— Begin Data lines —
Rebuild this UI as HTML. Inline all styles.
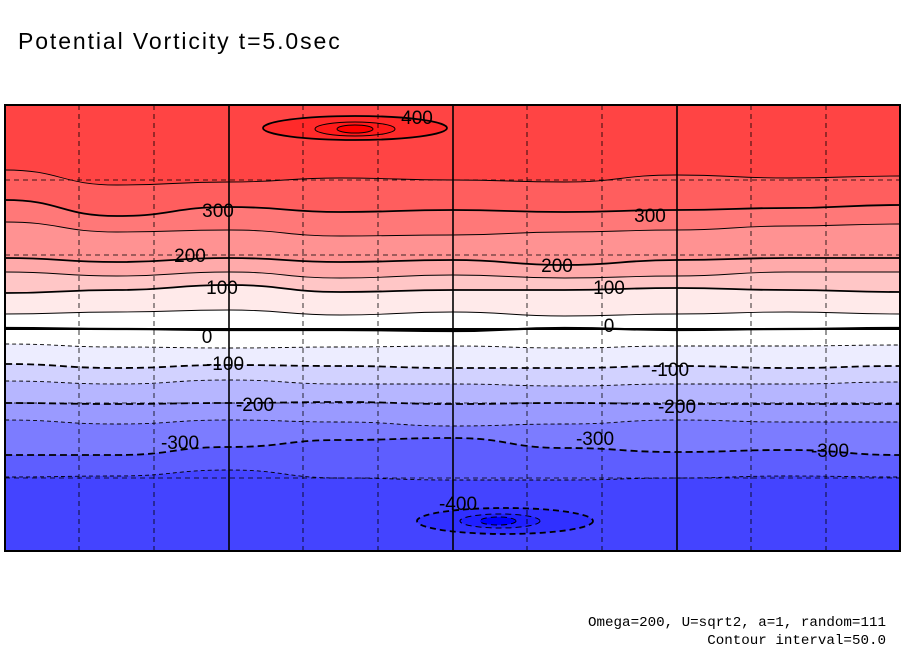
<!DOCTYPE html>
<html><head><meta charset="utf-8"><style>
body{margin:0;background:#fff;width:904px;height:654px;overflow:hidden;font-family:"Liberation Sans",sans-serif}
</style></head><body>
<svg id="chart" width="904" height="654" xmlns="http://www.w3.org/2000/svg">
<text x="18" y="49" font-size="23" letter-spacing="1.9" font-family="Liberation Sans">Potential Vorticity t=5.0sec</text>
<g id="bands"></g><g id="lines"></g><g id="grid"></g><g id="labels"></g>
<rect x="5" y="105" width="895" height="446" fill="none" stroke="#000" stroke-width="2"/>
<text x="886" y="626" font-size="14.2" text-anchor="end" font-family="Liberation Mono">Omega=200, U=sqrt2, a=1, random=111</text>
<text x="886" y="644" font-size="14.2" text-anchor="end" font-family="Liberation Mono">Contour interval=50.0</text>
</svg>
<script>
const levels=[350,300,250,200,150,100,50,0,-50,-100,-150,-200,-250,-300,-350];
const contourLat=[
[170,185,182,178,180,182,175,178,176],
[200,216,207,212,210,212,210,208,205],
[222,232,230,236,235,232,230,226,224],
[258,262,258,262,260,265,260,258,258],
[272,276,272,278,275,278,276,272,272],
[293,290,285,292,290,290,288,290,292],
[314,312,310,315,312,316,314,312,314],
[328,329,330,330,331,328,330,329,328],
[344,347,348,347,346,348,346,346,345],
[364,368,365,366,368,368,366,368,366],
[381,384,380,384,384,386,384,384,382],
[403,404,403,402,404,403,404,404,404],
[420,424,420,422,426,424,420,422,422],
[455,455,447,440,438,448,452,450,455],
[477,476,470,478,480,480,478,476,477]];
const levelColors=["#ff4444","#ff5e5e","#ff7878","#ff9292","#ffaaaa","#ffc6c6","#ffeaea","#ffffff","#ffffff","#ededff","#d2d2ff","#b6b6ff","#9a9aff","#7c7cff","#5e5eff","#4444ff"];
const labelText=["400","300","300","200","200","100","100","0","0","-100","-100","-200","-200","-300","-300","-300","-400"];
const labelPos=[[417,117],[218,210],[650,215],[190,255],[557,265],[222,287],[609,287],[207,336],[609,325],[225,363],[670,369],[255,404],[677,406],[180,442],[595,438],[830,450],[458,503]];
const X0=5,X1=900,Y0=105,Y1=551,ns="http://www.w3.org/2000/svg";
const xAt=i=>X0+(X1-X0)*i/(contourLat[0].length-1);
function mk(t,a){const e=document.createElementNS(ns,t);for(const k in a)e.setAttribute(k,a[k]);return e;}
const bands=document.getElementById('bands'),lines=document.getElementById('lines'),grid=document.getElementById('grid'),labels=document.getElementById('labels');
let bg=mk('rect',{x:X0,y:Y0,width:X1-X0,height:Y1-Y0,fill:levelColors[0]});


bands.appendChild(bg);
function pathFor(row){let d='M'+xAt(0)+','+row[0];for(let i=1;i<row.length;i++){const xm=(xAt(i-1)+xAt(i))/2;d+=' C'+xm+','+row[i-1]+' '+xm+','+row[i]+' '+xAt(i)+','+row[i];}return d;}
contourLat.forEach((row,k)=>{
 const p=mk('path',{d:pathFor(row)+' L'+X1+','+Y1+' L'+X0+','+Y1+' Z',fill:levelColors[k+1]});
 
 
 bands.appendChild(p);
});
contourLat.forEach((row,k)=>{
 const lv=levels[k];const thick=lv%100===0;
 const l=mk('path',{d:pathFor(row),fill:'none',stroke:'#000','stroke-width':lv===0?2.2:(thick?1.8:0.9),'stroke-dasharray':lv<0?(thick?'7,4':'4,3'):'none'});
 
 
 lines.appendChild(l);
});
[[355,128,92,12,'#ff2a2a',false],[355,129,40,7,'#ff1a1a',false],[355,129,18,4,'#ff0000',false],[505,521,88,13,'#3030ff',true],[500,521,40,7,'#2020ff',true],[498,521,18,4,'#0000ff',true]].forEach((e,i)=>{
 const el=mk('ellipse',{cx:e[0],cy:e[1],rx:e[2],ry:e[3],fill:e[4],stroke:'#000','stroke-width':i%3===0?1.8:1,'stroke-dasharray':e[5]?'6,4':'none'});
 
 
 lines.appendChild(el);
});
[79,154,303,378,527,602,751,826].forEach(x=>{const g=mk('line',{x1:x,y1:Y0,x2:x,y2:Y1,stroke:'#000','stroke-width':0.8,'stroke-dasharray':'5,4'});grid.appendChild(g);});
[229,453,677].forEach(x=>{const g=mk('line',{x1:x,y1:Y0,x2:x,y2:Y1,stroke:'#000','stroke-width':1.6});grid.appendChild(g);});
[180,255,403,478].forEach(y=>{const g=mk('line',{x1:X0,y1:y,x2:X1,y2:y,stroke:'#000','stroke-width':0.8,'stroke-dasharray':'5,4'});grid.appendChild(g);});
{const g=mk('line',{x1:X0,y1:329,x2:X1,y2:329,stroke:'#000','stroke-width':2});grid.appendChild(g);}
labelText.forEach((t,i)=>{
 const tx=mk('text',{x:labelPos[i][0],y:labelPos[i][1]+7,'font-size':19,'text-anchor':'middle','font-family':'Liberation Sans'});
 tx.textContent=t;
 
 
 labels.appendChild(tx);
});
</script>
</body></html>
— End Data lines —
◆ **Request**: Repeat the data above exactly, but not the pictures.

◆ **Written answer**:
Rebuild this UI as HTML. Inline all styles.
<!DOCTYPE html>
<html><head><meta charset="utf-8"><style>
body{margin:0;background:#fff;width:904px;height:654px;overflow:hidden;font-family:"Liberation Sans",sans-serif}
</style></head><body>
<svg id="chart" width="904" height="654" xmlns="http://www.w3.org/2000/svg">
<text x="18" y="49" font-size="23" letter-spacing="1.9" font-family="Liberation Sans">Potential Vorticity t=5.0sec</text>
<g id="bands"></g><g id="lines"></g><g id="grid"></g><g id="labels"></g>
<rect x="5" y="105" width="895" height="446" fill="none" stroke="#000" stroke-width="2"/>
<text x="886" y="626" font-size="14.2" text-anchor="end" font-family="Liberation Mono">Omega=200, U=sqrt2, a=1, random=111</text>
<text x="886" y="644" font-size="14.2" text-anchor="end" font-family="Liberation Mono">Contour interval=50.0</text>
</svg>
<script>
const levels=[350,300,250,200,150,100,50,0,-50,-100,-150,-200,-250,-300,-350];
const contourLat=[
[170,185,182,178,180,182,175,178,176],
[200,216,207,212,210,212,210,208,205],
[222,232,230,236,235,232,230,226,224],
[258,262,258,262,260,265,260,258,258],
[272,276,272,278,275,278,276,272,272],
[293,290,285,292,290,290,288,290,292],
[314,312,310,315,312,316,314,312,314],
[328,329,330,330,331,328,330,329,328],
[344,347,348,347,346,348,346,346,345],
[364,368,365,366,368,368,366,368,366],
[381,384,380,384,384,386,384,384,382],
[403,404,403,402,404,403,404,404,404],
[420,424,420,422,426,424,420,422,422],
[455,455,447,440,438,448,452,450,455],
[477,476,470,478,480,480,478,476,477]];
const levelColors=["#ff4444","#ff5e5e","#ff7878","#ff9292","#ffaaaa","#ffc6c6","#ffeaea","#ffffff","#ffffff","#ededff","#d2d2ff","#b6b6ff","#9a9aff","#7c7cff","#5e5eff","#4444ff"];
const labelText=["400","300","300","200","200","100","100","0","0","-100","-100","-200","-200","-300","-300","-300","-400"];
const labelPos=[[417,117],[218,210],[650,215],[190,255],[557,265],[222,287],[609,287],[207,336],[609,325],[225,363],[670,369],[255,404],[677,406],[180,442],[595,438],[830,450],[458,503]];
const X0=5,X1=900,Y0=105,Y1=551,ns="http://www.w3.org/2000/svg";
const xAt=i=>X0+(X1-X0)*i/(contourLat[0].length-1);
function mk(t,a){const e=document.createElementNS(ns,t);for(const k in a)e.setAttribute(k,a[k]);return e;}
const bands=document.getElementById('bands'),lines=document.getElementById('lines'),grid=document.getElementById('grid'),labels=document.getElementById('labels');
let bg=mk('rect',{x:X0,y:Y0,width:X1-X0,height:Y1-Y0,fill:levelColors[0]});


bands.appendChild(bg);
function pathFor(row){let d='M'+xAt(0)+','+row[0];for(let i=1;i<row.length;i++){const xm=(xAt(i-1)+xAt(i))/2;d+=' C'+xm+','+row[i-1]+' '+xm+','+row[i]+' '+xAt(i)+','+row[i];}return d;}
contourLat.forEach((row,k)=>{
 const p=mk('path',{d:pathFor(row)+' L'+X1+','+Y1+' L'+X0+','+Y1+' Z',fill:levelColors[k+1]});
 
 
 bands.appendChild(p);
});
contourLat.forEach((row,k)=>{
 const lv=levels[k];const thick=lv%100===0;
 const l=mk('path',{d:pathFor(row),fill:'none',stroke:'#000','stroke-width':lv===0?2.2:(thick?1.8:0.9),'stroke-dasharray':lv<0?(thick?'7,4':'4,3'):'none'});
 
 
 lines.appendChild(l);
});
[[355,128,92,12,'#ff2a2a',false],[355,129,40,7,'#ff1a1a',false],[355,129,18,4,'#ff0000',false],[505,521,88,13,'#3030ff',true],[500,521,40,7,'#2020ff',true],[498,521,18,4,'#0000ff',true]].forEach((e,i)=>{
 const el=mk('ellipse',{cx:e[0],cy:e[1],rx:e[2],ry:e[3],fill:e[4],stroke:'#000','stroke-width':i%3===0?1.8:1,'stroke-dasharray':e[5]?'6,4':'none'});
 
 
 lines.appendChild(el);
});
[79,154,303,378,527,602,751,826].forEach(x=>{const g=mk('line',{x1:x,y1:Y0,x2:x,y2:Y1,stroke:'#000','stroke-width':0.8,'stroke-dasharray':'5,4'});grid.appendChild(g);});
[229,453,677].forEach(x=>{const g=mk('line',{x1:x,y1:Y0,x2:x,y2:Y1,stroke:'#000','stroke-width':1.6});grid.appendChild(g);});
[180,255,403,478].forEach(y=>{const g=mk('line',{x1:X0,y1:y,x2:X1,y2:y,stroke:'#000','stroke-width':0.8,'stroke-dasharray':'5,4'});grid.appendChild(g);});
{const g=mk('line',{x1:X0,y1:329,x2:X1,y2:329,stroke:'#000','stroke-width':2});grid.appendChild(g);}
labelText.forEach((t,i)=>{
 const tx=mk('text',{x:labelPos[i][0],y:labelPos[i][1]+7,'font-size':19,'text-anchor':'middle','font-family':'Liberation Sans'});
 tx.textContent=t;
 
 
 labels.appendChild(tx);
});
</script>
</body></html>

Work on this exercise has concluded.